### Task requirements
Repeat the data below exactly, dropping any pictures it holds.
— start Dataset content —
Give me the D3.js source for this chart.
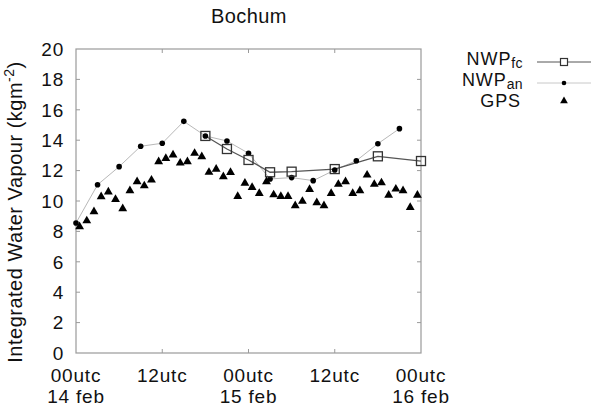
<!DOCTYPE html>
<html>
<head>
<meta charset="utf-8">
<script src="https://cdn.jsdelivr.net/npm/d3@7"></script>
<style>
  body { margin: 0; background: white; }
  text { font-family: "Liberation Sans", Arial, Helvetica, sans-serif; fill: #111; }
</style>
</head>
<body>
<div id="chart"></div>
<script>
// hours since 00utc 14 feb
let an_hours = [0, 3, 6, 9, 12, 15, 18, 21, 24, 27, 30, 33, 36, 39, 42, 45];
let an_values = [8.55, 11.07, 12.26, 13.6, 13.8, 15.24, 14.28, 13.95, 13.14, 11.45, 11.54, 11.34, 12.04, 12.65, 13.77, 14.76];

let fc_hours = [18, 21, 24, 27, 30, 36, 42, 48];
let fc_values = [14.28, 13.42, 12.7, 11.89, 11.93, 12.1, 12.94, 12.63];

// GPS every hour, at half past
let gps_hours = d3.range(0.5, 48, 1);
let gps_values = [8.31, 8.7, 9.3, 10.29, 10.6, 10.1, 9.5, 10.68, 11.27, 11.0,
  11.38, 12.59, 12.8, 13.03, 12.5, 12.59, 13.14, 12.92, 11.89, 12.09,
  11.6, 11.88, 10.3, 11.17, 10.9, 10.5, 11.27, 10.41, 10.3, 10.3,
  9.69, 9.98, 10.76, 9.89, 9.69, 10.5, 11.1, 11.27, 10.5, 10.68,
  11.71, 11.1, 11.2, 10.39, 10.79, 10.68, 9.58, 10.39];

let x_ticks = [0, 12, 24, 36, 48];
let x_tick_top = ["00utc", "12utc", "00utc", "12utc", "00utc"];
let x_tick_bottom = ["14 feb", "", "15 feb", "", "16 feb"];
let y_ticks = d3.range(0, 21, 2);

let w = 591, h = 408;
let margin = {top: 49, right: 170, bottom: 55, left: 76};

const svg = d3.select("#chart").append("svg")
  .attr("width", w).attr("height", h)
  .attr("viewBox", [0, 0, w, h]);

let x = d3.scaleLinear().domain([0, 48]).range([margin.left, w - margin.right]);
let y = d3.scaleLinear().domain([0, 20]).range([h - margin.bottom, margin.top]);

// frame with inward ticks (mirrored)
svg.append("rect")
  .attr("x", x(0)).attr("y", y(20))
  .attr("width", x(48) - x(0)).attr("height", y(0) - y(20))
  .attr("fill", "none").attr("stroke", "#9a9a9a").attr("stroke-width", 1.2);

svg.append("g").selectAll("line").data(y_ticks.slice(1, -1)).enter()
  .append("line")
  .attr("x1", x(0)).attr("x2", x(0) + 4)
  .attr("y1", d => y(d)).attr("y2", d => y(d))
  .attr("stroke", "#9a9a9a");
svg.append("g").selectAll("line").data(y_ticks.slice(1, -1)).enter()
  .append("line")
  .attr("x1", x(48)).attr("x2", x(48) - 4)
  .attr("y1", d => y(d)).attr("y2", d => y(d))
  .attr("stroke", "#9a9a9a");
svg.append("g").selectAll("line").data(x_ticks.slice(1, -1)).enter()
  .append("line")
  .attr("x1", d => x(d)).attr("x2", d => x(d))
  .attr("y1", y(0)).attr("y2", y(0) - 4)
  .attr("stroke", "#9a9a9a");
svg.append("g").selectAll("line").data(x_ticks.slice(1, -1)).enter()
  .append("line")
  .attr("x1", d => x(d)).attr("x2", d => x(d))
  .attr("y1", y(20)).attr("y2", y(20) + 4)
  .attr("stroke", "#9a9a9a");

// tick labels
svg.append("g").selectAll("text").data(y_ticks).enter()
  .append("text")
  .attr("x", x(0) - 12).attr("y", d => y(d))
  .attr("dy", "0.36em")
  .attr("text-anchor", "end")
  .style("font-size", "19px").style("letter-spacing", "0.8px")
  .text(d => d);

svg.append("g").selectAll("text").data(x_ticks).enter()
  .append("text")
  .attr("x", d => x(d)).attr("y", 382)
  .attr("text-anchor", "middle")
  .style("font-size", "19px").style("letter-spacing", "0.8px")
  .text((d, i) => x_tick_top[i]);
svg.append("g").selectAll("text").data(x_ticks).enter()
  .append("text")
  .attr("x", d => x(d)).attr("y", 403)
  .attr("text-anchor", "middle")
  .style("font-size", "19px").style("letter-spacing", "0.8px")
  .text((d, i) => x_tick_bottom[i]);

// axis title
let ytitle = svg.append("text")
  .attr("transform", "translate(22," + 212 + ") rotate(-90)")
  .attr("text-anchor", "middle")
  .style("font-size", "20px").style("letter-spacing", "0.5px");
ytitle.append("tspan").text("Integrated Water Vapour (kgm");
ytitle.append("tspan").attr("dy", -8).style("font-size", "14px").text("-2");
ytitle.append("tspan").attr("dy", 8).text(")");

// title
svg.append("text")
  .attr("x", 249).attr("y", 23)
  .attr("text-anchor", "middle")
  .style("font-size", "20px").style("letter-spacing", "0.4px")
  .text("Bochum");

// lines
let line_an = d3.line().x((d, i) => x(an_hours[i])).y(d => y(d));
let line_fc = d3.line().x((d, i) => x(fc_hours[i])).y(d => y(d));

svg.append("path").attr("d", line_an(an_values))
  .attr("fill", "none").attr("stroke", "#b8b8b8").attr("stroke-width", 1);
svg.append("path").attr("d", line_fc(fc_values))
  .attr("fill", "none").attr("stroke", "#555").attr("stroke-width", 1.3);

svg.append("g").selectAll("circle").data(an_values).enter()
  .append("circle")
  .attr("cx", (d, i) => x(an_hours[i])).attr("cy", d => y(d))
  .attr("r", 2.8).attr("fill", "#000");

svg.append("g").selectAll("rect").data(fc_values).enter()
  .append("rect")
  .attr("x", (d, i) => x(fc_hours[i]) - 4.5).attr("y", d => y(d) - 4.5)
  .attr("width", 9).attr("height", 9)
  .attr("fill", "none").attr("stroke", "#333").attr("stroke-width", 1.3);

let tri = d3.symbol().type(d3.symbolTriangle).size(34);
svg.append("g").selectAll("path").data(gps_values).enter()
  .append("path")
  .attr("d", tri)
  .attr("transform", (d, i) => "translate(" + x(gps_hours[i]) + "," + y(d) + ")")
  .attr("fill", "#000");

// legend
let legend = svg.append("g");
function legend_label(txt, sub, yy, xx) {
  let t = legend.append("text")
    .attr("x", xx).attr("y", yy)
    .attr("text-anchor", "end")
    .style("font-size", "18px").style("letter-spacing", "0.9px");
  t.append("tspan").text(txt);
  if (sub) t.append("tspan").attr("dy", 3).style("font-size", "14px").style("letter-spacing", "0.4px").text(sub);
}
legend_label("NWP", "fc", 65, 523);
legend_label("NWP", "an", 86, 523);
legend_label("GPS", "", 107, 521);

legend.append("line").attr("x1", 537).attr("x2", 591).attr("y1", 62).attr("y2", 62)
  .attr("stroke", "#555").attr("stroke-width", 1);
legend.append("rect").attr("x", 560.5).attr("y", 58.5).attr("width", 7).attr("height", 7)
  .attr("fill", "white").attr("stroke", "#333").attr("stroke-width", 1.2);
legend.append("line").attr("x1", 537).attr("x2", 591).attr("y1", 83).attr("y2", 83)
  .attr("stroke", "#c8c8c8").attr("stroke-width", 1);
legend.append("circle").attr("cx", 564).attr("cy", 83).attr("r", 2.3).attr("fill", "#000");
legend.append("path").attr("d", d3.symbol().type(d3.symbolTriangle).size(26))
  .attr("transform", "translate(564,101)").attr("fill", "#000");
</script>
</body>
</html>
— end Dataset content —
### Full answer
Give me the D3.js source for this chart.
<!DOCTYPE html>
<html>
<head>
<meta charset="utf-8">
<script src="https://cdn.jsdelivr.net/npm/d3@7"></script>
<style>
  body { margin: 0; background: white; }
  text { font-family: "Liberation Sans", Arial, Helvetica, sans-serif; fill: #111; }
</style>
</head>
<body>
<div id="chart"></div>
<script>
// hours since 00utc 14 feb
let an_hours = [0, 3, 6, 9, 12, 15, 18, 21, 24, 27, 30, 33, 36, 39, 42, 45];
let an_values = [8.55, 11.07, 12.26, 13.6, 13.8, 15.24, 14.28, 13.95, 13.14, 11.45, 11.54, 11.34, 12.04, 12.65, 13.77, 14.76];

let fc_hours = [18, 21, 24, 27, 30, 36, 42, 48];
let fc_values = [14.28, 13.42, 12.7, 11.89, 11.93, 12.1, 12.94, 12.63];

// GPS every hour, at half past
let gps_hours = d3.range(0.5, 48, 1);
let gps_values = [8.31, 8.7, 9.3, 10.29, 10.6, 10.1, 9.5, 10.68, 11.27, 11.0,
  11.38, 12.59, 12.8, 13.03, 12.5, 12.59, 13.14, 12.92, 11.89, 12.09,
  11.6, 11.88, 10.3, 11.17, 10.9, 10.5, 11.27, 10.41, 10.3, 10.3,
  9.69, 9.98, 10.76, 9.89, 9.69, 10.5, 11.1, 11.27, 10.5, 10.68,
  11.71, 11.1, 11.2, 10.39, 10.79, 10.68, 9.58, 10.39];

let x_ticks = [0, 12, 24, 36, 48];
let x_tick_top = ["00utc", "12utc", "00utc", "12utc", "00utc"];
let x_tick_bottom = ["14 feb", "", "15 feb", "", "16 feb"];
let y_ticks = d3.range(0, 21, 2);

let w = 591, h = 408;
let margin = {top: 49, right: 170, bottom: 55, left: 76};

const svg = d3.select("#chart").append("svg")
  .attr("width", w).attr("height", h)
  .attr("viewBox", [0, 0, w, h]);

let x = d3.scaleLinear().domain([0, 48]).range([margin.left, w - margin.right]);
let y = d3.scaleLinear().domain([0, 20]).range([h - margin.bottom, margin.top]);

// frame with inward ticks (mirrored)
svg.append("rect")
  .attr("x", x(0)).attr("y", y(20))
  .attr("width", x(48) - x(0)).attr("height", y(0) - y(20))
  .attr("fill", "none").attr("stroke", "#9a9a9a").attr("stroke-width", 1.2);

svg.append("g").selectAll("line").data(y_ticks.slice(1, -1)).enter()
  .append("line")
  .attr("x1", x(0)).attr("x2", x(0) + 4)
  .attr("y1", d => y(d)).attr("y2", d => y(d))
  .attr("stroke", "#9a9a9a");
svg.append("g").selectAll("line").data(y_ticks.slice(1, -1)).enter()
  .append("line")
  .attr("x1", x(48)).attr("x2", x(48) - 4)
  .attr("y1", d => y(d)).attr("y2", d => y(d))
  .attr("stroke", "#9a9a9a");
svg.append("g").selectAll("line").data(x_ticks.slice(1, -1)).enter()
  .append("line")
  .attr("x1", d => x(d)).attr("x2", d => x(d))
  .attr("y1", y(0)).attr("y2", y(0) - 4)
  .attr("stroke", "#9a9a9a");
svg.append("g").selectAll("line").data(x_ticks.slice(1, -1)).enter()
  .append("line")
  .attr("x1", d => x(d)).attr("x2", d => x(d))
  .attr("y1", y(20)).attr("y2", y(20) + 4)
  .attr("stroke", "#9a9a9a");

// tick labels
svg.append("g").selectAll("text").data(y_ticks).enter()
  .append("text")
  .attr("x", x(0) - 12).attr("y", d => y(d))
  .attr("dy", "0.36em")
  .attr("text-anchor", "end")
  .style("font-size", "19px").style("letter-spacing", "0.8px")
  .text(d => d);

svg.append("g").selectAll("text").data(x_ticks).enter()
  .append("text")
  .attr("x", d => x(d)).attr("y", 382)
  .attr("text-anchor", "middle")
  .style("font-size", "19px").style("letter-spacing", "0.8px")
  .text((d, i) => x_tick_top[i]);
svg.append("g").selectAll("text").data(x_ticks).enter()
  .append("text")
  .attr("x", d => x(d)).attr("y", 403)
  .attr("text-anchor", "middle")
  .style("font-size", "19px").style("letter-spacing", "0.8px")
  .text((d, i) => x_tick_bottom[i]);

// axis title
let ytitle = svg.append("text")
  .attr("transform", "translate(22," + 212 + ") rotate(-90)")
  .attr("text-anchor", "middle")
  .style("font-size", "20px").style("letter-spacing", "0.5px");
ytitle.append("tspan").text("Integrated Water Vapour (kgm");
ytitle.append("tspan").attr("dy", -8).style("font-size", "14px").text("-2");
ytitle.append("tspan").attr("dy", 8).text(")");

// title
svg.append("text")
  .attr("x", 249).attr("y", 23)
  .attr("text-anchor", "middle")
  .style("font-size", "20px").style("letter-spacing", "0.4px")
  .text("Bochum");

// lines
let line_an = d3.line().x((d, i) => x(an_hours[i])).y(d => y(d));
let line_fc = d3.line().x((d, i) => x(fc_hours[i])).y(d => y(d));

svg.append("path").attr("d", line_an(an_values))
  .attr("fill", "none").attr("stroke", "#b8b8b8").attr("stroke-width", 1);
svg.append("path").attr("d", line_fc(fc_values))
  .attr("fill", "none").attr("stroke", "#555").attr("stroke-width", 1.3);

svg.append("g").selectAll("circle").data(an_values).enter()
  .append("circle")
  .attr("cx", (d, i) => x(an_hours[i])).attr("cy", d => y(d))
  .attr("r", 2.8).attr("fill", "#000");

svg.append("g").selectAll("rect").data(fc_values).enter()
  .append("rect")
  .attr("x", (d, i) => x(fc_hours[i]) - 4.5).attr("y", d => y(d) - 4.5)
  .attr("width", 9).attr("height", 9)
  .attr("fill", "none").attr("stroke", "#333").attr("stroke-width", 1.3);

let tri = d3.symbol().type(d3.symbolTriangle).size(34);
svg.append("g").selectAll("path").data(gps_values).enter()
  .append("path")
  .attr("d", tri)
  .attr("transform", (d, i) => "translate(" + x(gps_hours[i]) + "," + y(d) + ")")
  .attr("fill", "#000");

// legend
let legend = svg.append("g");
function legend_label(txt, sub, yy, xx) {
  let t = legend.append("text")
    .attr("x", xx).attr("y", yy)
    .attr("text-anchor", "end")
    .style("font-size", "18px").style("letter-spacing", "0.9px");
  t.append("tspan").text(txt);
  if (sub) t.append("tspan").attr("dy", 3).style("font-size", "14px").style("letter-spacing", "0.4px").text(sub);
}
legend_label("NWP", "fc", 65, 523);
legend_label("NWP", "an", 86, 523);
legend_label("GPS", "", 107, 521);

legend.append("line").attr("x1", 537).attr("x2", 591).attr("y1", 62).attr("y2", 62)
  .attr("stroke", "#555").attr("stroke-width", 1);
legend.append("rect").attr("x", 560.5).attr("y", 58.5).attr("width", 7).attr("height", 7)
  .attr("fill", "white").attr("stroke", "#333").attr("stroke-width", 1.2);
legend.append("line").attr("x1", 537).attr("x2", 591).attr("y1", 83).attr("y2", 83)
  .attr("stroke", "#c8c8c8").attr("stroke-width", 1);
legend.append("circle").attr("cx", 564).attr("cy", 83).attr("r", 2.3).attr("fill", "#000");
legend.append("path").attr("d", d3.symbol().type(d3.symbolTriangle).size(26))
  .attr("transform", "translate(564,101)").attr("fill", "#000");
</script>
</body>
</html>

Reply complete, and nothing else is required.